New collection at Richter examines history of Grove

Coconut Grove has evolved in the last 50 years and the University of Miami is now sharing the city’s history with students and faculty.

With 5,000 negatives of every picture he took of Coconut Grove during the 1950s and 1960s, local activist and Board of Trustees emeritus member Bob Simms documented the community before and after segregation.

The “Bob Simms Collection,” which documents his life and work in the community, went on display at the Otto G. Richter Library on Feb. 15 and will remain until the end of March.

There are six display cases set up on the first floor of Richter, including a compilation of photographs called “Glory of the Grove.” The displays also present documents that chronicle Simms’ family history as well as his activism and work in the community as a teacher at George Washington Carver High School and later as executive director of the Community Relations Board.

The archives include father Harry Simms’ degree from Tuskegee Institute and campaign material from his daughter Leah Simms, who was the first African-American female to serve as a judge in Florida.

The display, which took the library two months to plan, is meant to strengthen younger generations by preserving the history of the Grove community.

“I’ve saved [the photographs] because it is my firm belief that the young people in the Grove ain’t got a clue who they are,” Bob Simms said at the exhibit’s opening event.

Robert Moore, a professor in the School of Education, was also present at the opening event and has been a close family friend of the Simms.
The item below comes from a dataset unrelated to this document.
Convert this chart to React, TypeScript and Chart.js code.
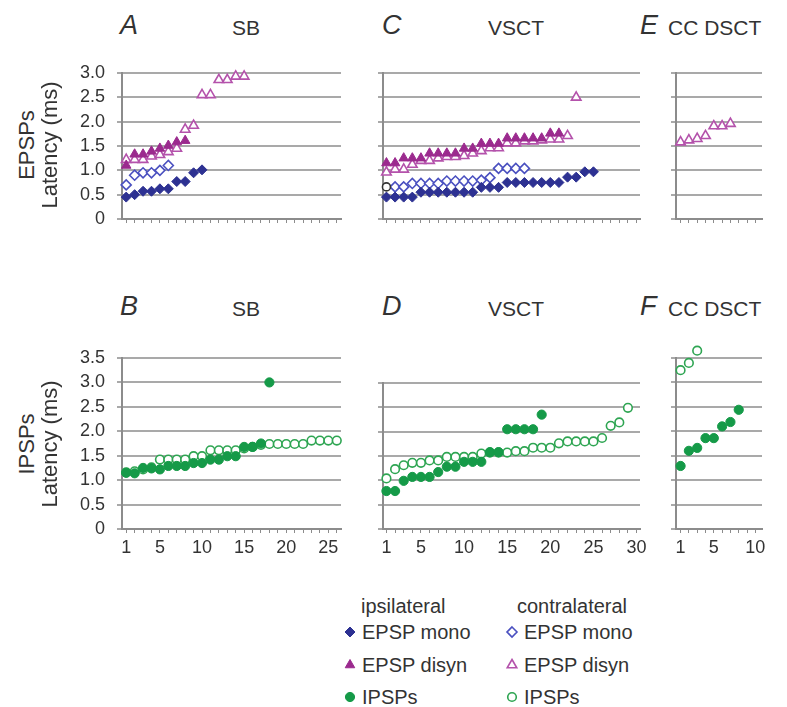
import React, { useEffect, useRef } from 'react';
import { Chart, registerables } from 'chart.js';

Chart.register(...registerables);

const FONT = '"Liberation Sans", Arial, Helvetica, sans-serif';
const TEXT = '#333333';
const AXIS = '#8c8c8c';
const GRID = '#a9a9a9';

// ---------------- data (latency, ms; x = cell rank) ----------------
// Panel A – SB EPSPs
const A_ipsiMono = [0.45, 0.5, 0.57, 0.57, 0.62, 0.62, 0.77, 0.77, 0.95, 1.01];
const A_contraMono = [0.7, 0.9, 0.95, 0.95, 1.0, 1.1];
const A_ipsiDisyn = [1.1, 1.33, 1.33, 1.39, 1.45, 1.51, 1.58, 1.61];
const A_contraDisyn = [1.22, 1.22, 1.22, 1.29, 1.32, 1.38, 1.45, 1.84, 1.92, 2.55, 2.55, 2.86, 2.86, 2.93, 2.93];

// Panel C – VSCT EPSPs
const C_ipsiMono = [0.45, 0.45, 0.45, 0.45, 0.55, 0.55, 0.55, 0.55, 0.55, 0.55, 0.55, 0.65, 0.65, 0.65, 0.75, 0.75, 0.75, 0.75, 0.75, 0.75, 0.75, 0.86, 0.86, 0.97, 0.97];
const C_unclassified = [0.66];
const C_contraMono = [0.66, 0.66, 0.73, 0.73, 0.73, 0.73, 0.78, 0.78, 0.78, 0.78, 0.8, 0.85, 1.04, 1.04, 1.04, 1.04];
const C_ipsiDisyn = [1.15, 1.15, 1.25, 1.25, 1.25, 1.35, 1.35, 1.35, 1.35, 1.45, 1.45, 1.55, 1.55, 1.55, 1.66, 1.66, 1.66, 1.66, 1.66, 1.76, 1.76];
const C_contraDisyn = [0.96, 1.02, 1.02, 1.12, 1.2, 1.2, 1.25, 1.28, 1.28, 1.3, 1.35, 1.4, 1.46, 1.46, 1.56, 1.56, 1.6, 1.6, 1.62, 1.64, 1.64, 1.71, 2.5];

// Panel E – CC DSCT EPSPs
const E_contraDisyn = [1.58, 1.62, 1.65, 1.71, 1.91, 1.91, 1.96];

// Panel B – SB IPSPs
const B_ipsiIPSP = [1.15, 1.14, 1.25, 1.24, 1.22, 1.29, 1.29, 1.29, 1.35, 1.35, 1.42, 1.42, 1.49, 1.49, 1.68, 1.68, 1.75, 3.0];
const B_contraIPSP = [1.16, 1.18, 1.22, 1.26, 1.42, 1.42, 1.42, 1.42, 1.49, 1.49, 1.61, 1.61, 1.61, 1.61, 1.65, 1.68, 1.72, 1.74, 1.74, 1.74, 1.74, 1.74, 1.81, 1.81, 1.81, 1.81];

// Panel D – VSCT IPSPs
const D_ipsiIPSP = [0.78, 0.78, 0.99, 1.07, 1.07, 1.07, 1.17, 1.28, 1.28, 1.38, 1.38, 1.38, 1.58, 1.58, 2.05, 2.05, 2.05, 2.05, 2.35];
const D_contraIPSP = [1.04, 1.23, 1.31, 1.36, 1.36, 1.41, 1.41, 1.48, 1.48, 1.48, 1.48, 1.55, 1.57, 1.57, 1.57, 1.6, 1.6, 1.67, 1.67, 1.67, 1.76, 1.8, 1.8, 1.8, 1.8, 1.87, 2.12, 2.19, 2.49];

// Panel F – CC DSCT IPSPs
const F_ipsiIPSP = [1.29, 1.6, 1.66, 1.86, 1.86, 2.1, 2.19, 2.44];
const F_contraIPSP = [3.25, 3.4, 3.65];

// tick labels
const X_LABELS_SB = [1, 5, 10, 15, 20, 25];
const X_LABELS_VSCT = [1, 5, 10, 15, 20, 25, 30];
const X_LABELS_DSCT = [1, 5, 10];

// ---------------- styles ----------------
type StyleKey = 'ipsiMono' | 'contraMono' | 'ipsiDisyn' | 'contraDisyn' | 'ipsiIPSP' | 'contraIPSP' | 'unclassified';

const MARK: Record<StyleKey, { style: any; r: number; fill: string; stroke: string; bw: number }> = {
  ipsiMono: { style: 'rectRot', r: 5, fill: '#2d3192', stroke: '#2d3192', bw: 1 },
  contraMono: { style: 'rectRot', r: 5, fill: '#ffffff', stroke: '#4a50c0', bw: 1.6 },
  ipsiDisyn: { style: 'triangle', r: 5.5, fill: '#9b2a8e', stroke: '#9b2a8e', bw: 1 },
  contraDisyn: { style: 'triangle', r: 5.5, fill: '#ffffff', stroke: '#b452ab', bw: 1.6 },
  ipsiIPSP: { style: 'circle', r: 4.6, fill: '#159a48', stroke: '#159a48', bw: 1 },
  contraIPSP: { style: 'circle', r: 4.3, fill: '#ffffff', stroke: '#2ea552', bw: 1.6 },
  unclassified: { style: 'circle', r: 4, fill: '#ffffff', stroke: '#333333', bw: 1.6 },
};

type Series = { key: StyleKey; values: number[]; firstX: number };

type Panel = {
  id: string;
  left: number; top: number; width: number; height: number;
  yw: number; xh: number; padTop: number; padRight: number;
  xMin: number; xMax: number; xLabels: number[] | null;
  yMax: number; yLabels: boolean;
  series: Series[];
};

const PANELS: Panel[] = [
  {
    id: 'A', left: 60, top: 60, width: 293, height: 167, yw: 62, xh: 8, padTop: 13, padRight: 12,
    xMin: 0.5, xMax: 26.5, xLabels: null, yMax: 3, yLabels: true,
    series: [
      { key: 'ipsiMono', values: A_ipsiMono, firstX: 1 },
      { key: 'ipsiDisyn', values: A_ipsiDisyn, firstX: 1 },
      { key: 'contraMono', values: A_contraMono, firstX: 1 },
      { key: 'contraDisyn', values: A_contraDisyn, firstX: 1 },
    ],
  },
  {
    id: 'C', left: 370, top: 60, width: 282, height: 167, yw: 13, xh: 8, padTop: 13, padRight: 12,
    xMin: 0.6, xMax: 30.4, xLabels: null, yMax: 3, yLabels: false,
    series: [
      { key: 'ipsiMono', values: C_ipsiMono, firstX: 1 },
      { key: 'ipsiDisyn', values: C_ipsiDisyn, firstX: 1 },
      { key: 'unclassified', values: C_unclassified, firstX: 1 },
      { key: 'contraMono', values: C_contraMono, firstX: 2 },
      { key: 'contraDisyn', values: C_contraDisyn, firstX: 1 },
    ],
  },
  {
    id: 'E', left: 663, top: 60, width: 111, height: 167, yw: 13, xh: 8, padTop: 13, padRight: 12,
    xMin: 0.45, xMax: 10.8, xLabels: null, yMax: 3, yLabels: false,
    series: [{ key: 'contraDisyn', values: E_contraDisyn, firstX: 1 }],
  },
  {
    id: 'B', left: 60, top: 340, width: 293, height: 219, yw: 62, xh: 30, padTop: 18, padRight: 12,
    xMin: 0.5, xMax: 26.5, xLabels: X_LABELS_SB, yMax: 3.5, yLabels: true,
    series: [
      { key: 'ipsiIPSP', values: B_ipsiIPSP, firstX: 1 },
      { key: 'contraIPSP', values: B_contraIPSP, firstX: 1 },
    ],
  },
  {
    id: 'D', left: 370, top: 340, width: 282, height: 219, yw: 13, xh: 30, padTop: 43, padRight: 12,
    xMin: 0.6, xMax: 30.4, xLabels: X_LABELS_VSCT, yMax: 3, yLabels: false,
    series: [
      { key: 'ipsiIPSP', values: D_ipsiIPSP, firstX: 1 },
      { key: 'contraIPSP', values: D_contraIPSP, firstX: 1 },
    ],
  },
  {
    id: 'F', left: 663, top: 340, width: 111, height: 219, yw: 13, xh: 30, padTop: 18, padRight: 12,
    xMin: 0.45, xMax: 10.8, xLabels: X_LABELS_DSCT, yMax: 3.5, yLabels: false,
    series: [
      { key: 'ipsiIPSP', values: F_ipsiIPSP, firstX: 1 },
      { key: 'contraIPSP', values: F_contraIPSP, firstX: 1 },
    ],
  },
];

function zeroPadding(ax: any) {
  ax.paddingTop = 0;
  ax.paddingBottom = 0;
  ax.paddingLeft = 0;
  ax.paddingRight = 0;
}

function PanelChart({ p }: { p: Panel }) {
  const ref = useRef<HTMLCanvasElement>(null);
  useEffect(() => {
    if (!ref.current) return;
    const xs: number[] = [];
    for (let v = 1; v <= Math.floor(p.xMax); v++) xs.push(v);
    const ys: number[] = [];
    for (let i = 0; i * 0.5 <= p.yMax + 1e-9; i++) ys.push(i * 0.5);
    const chart = new Chart(ref.current, {
      type: 'scatter',
      data: {
        datasets: p.series.map((s) => ({
          data: s.values.map((y, i) => ({ x: s.firstX + i, y })),
          pointStyle: MARK[s.key].style,
          pointRadius: MARK[s.key].r,
          // larger hit radius keeps markers just above the top gridline (panel F) drawn
          pointHoverRadius: 12,
          pointBackgroundColor: MARK[s.key].fill,
          pointBorderColor: MARK[s.key].stroke,
          pointBorderWidth: MARK[s.key].bw,
          clip: false as any,
        })),
      },
      options: {
        animation: false,
        responsive: false,
        events: [],
        layout: { autoPadding: false, padding: { top: p.padTop, right: p.padRight, left: 0, bottom: 0 } },
        plugins: { legend: { display: false }, tooltip: { enabled: false } },
        scales: {
          x: {
            type: 'linear',
            min: p.xMin,
            max: p.xMax,
            afterBuildTicks: (ax: any) => { ax.ticks = xs.map((v) => ({ value: v })); },
            afterFit: (ax: any) => { ax.height = p.xh; zeroPadding(ax); },
            grid: { display: true, drawOnChartArea: false, drawTicks: true, tickLength: 4, color: AXIS, lineWidth: 1 },
            border: { display: true, color: AXIS, width: 2 },
            ticks: {
              display: !!p.xLabels,
              autoSkip: false,
              maxRotation: 0,
              minRotation: 0,
              padding: 4,
              color: TEXT,
              font: { family: FONT, size: 18 },
              callback: (v: any) => (p.xLabels && p.xLabels.includes(Number(v)) ? String(v) : ''),
            },
          },
          y: {
            type: 'linear',
            min: 0,
            max: p.yMax,
            afterBuildTicks: (ax: any) => { ax.ticks = ys.map((v) => ({ value: v })); },
            afterFit: (ax: any) => { ax.width = p.yw; zeroPadding(ax); },
            grid: { display: true, drawOnChartArea: true, drawTicks: true, tickLength: 5, color: GRID, lineWidth: 2, tickColor: AXIS, tickWidth: 1.5 },
            border: { display: true, color: AXIS, width: 2 },
            ticks: {
              display: p.yLabels,
              autoSkip: false,
              padding: 12,
              color: TEXT,
              font: { family: FONT, size: 18 },
              callback: (v: any) => (Number(v) === 0 ? '0' : Number(v).toFixed(1)),
            },
          },
        },
      },
    });
    return () => chart.destroy();
  }, [p]);
  return (
    <canvas
      ref={ref}
      width={p.width}
      height={p.height}
      style={{ position: 'absolute', left: p.left, top: p.top, width: p.width, height: p.height }}
    />
  );
}

function Txt({ x, y, size, italic, children }: { x: number; y: number; size: number; italic?: boolean; children: React.ReactNode }) {
  return (
    <div
      style={{
        position: 'absolute', left: x, top: y, transform: 'translateY(-50%)',
        fontFamily: FONT, fontSize: size, lineHeight: 1, fontStyle: italic ? 'italic' : 'normal',
        color: TEXT, whiteSpace: 'nowrap',
      }}
    >
      {children}
    </div>
  );
}

function VTxt({ x, y, size, children }: { x: number; y: number; size: number; children: React.ReactNode }) {
  return (
    <div
      style={{
        position: 'absolute', left: x, top: y, transform: 'translate(-50%, -50%) rotate(-90deg)',
        fontFamily: FONT, fontSize: size, lineHeight: 1, color: TEXT, whiteSpace: 'nowrap',
      }}
    >
      {children}
    </div>
  );
}

function Marker({ k, cx, cy }: { k: StyleKey; cx: number; cy: number }) {
  const m = MARK[k];
  const s = 14;
  const c = s / 2;
  let shape: React.ReactNode = null;
  if (m.style === 'rectRot') {
    const r = 5;
    shape = <polygon points={`${c},${c - r} ${c + r},${c} ${c},${c + r} ${c - r},${c}`} fill={m.fill} stroke={m.stroke} strokeWidth={m.bw} />;
  } else if (m.style === 'triangle') {
    const r = 5.5;
    const h = r * Math.sin(Math.PI / 3);
    shape = <polygon points={`${c},${c - r} ${c + h},${c + r / 2} ${c - h},${c + r / 2}`} fill={m.fill} stroke={m.stroke} strokeWidth={m.bw} />;
  } else {
    shape = <circle cx={c} cy={c} r={m.r} fill={m.fill} stroke={m.stroke} strokeWidth={m.bw} />;
  }
  return (
    <svg width={s} height={s} style={{ position: 'absolute', left: cx - c, top: cy - c }}>
      {shape}
    </svg>
  );
}

const TITLES = [
  { letter: 'A', name: 'SB', lx: 120, nx: 232, cy: 25 },
  { letter: 'C', name: 'VSCT', lx: 382, nx: 488, cy: 25 },
  { letter: 'E', name: 'CC DSCT', lx: 640, nx: 668, cy: 25 },
  { letter: 'B', name: 'SB', lx: 120, nx: 232, cy: 306 },
  { letter: 'D', name: 'VSCT', lx: 382, nx: 488, cy: 306 },
  { letter: 'F', name: 'CC DSCT', lx: 640, nx: 668, cy: 306 },
];

const LEGEND_ROWS: { ipsi: StyleKey; contra: StyleKey; label: string; cy: number }[] = [
  { ipsi: 'ipsiMono', contra: 'contraMono', label: 'EPSP mono', cy: 632 },
  { ipsi: 'ipsiDisyn', contra: 'contraDisyn', label: 'EPSP disyn', cy: 665 },
  { ipsi: 'ipsiIPSP', contra: 'contraIPSP', label: 'IPSPs', cy: 697 },
];

export default function App() {
  return (
    <div style={{ position: 'absolute', left: 0, top: 0, width: 787, height: 707, background: '#ffffff', overflow: 'hidden' }}>
      {PANELS.map((p) => (
        <PanelChart key={p.id} p={p} />
      ))}
      {TITLES.map((t) => (
        <React.Fragment key={t.letter}>
          <Txt x={t.lx} y={t.cy} size={27} italic>{t.letter}</Txt>
          <Txt x={t.nx} y={t.cy + 2} size={21}>{t.name}</Txt>
        </React.Fragment>
      ))}
      <VTxt x={27} y={145} size={22}>EPSPs</VTxt>
      <VTxt x={50} y={145} size={22}>Latency (ms)</VTxt>
      <VTxt x={27} y={444} size={22}>IPSPs</VTxt>
      <VTxt x={50} y={444} size={22}>Latency (ms)</VTxt>

      <Txt x={361} y={606} size={20}>ipsilateral</Txt>
      <Txt x={517} y={606} size={20}>contralateral</Txt>
      {LEGEND_ROWS.map((r) => (
        <React.Fragment key={r.label}>
          <Marker k={r.ipsi} cx={350} cy={r.cy} />
          <Txt x={362} y={r.cy} size={20}>{r.label}</Txt>
          <Marker k={r.contra} cx={512} cy={r.cy} />
          <Txt x={524} y={r.cy} size={20}>{r.label}</Txt>
        </React.Fragment>
      ))}
    </div>
  );
}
He believes that the historical and social significance of the collection is relevant.

“Students need to know the growth of Miami,” he said. “[The exhibit] is a place where people can see and remember.”

Alumni and former students of Simms from George Washington Carver High School also attended the opening event wearing their school shirts.

Retired teacher Patricia Harper Garre, who graduated with the class of 1963, said that growing up “we never felt the segregation, because we just felt we were good as anyone else.” She gives credit to people like Bob Simms who functioned as a “motivator” to students.

“You can’t understand what makes me tick unless you understand all of me,” Simms said. “In the collection you have all of me.”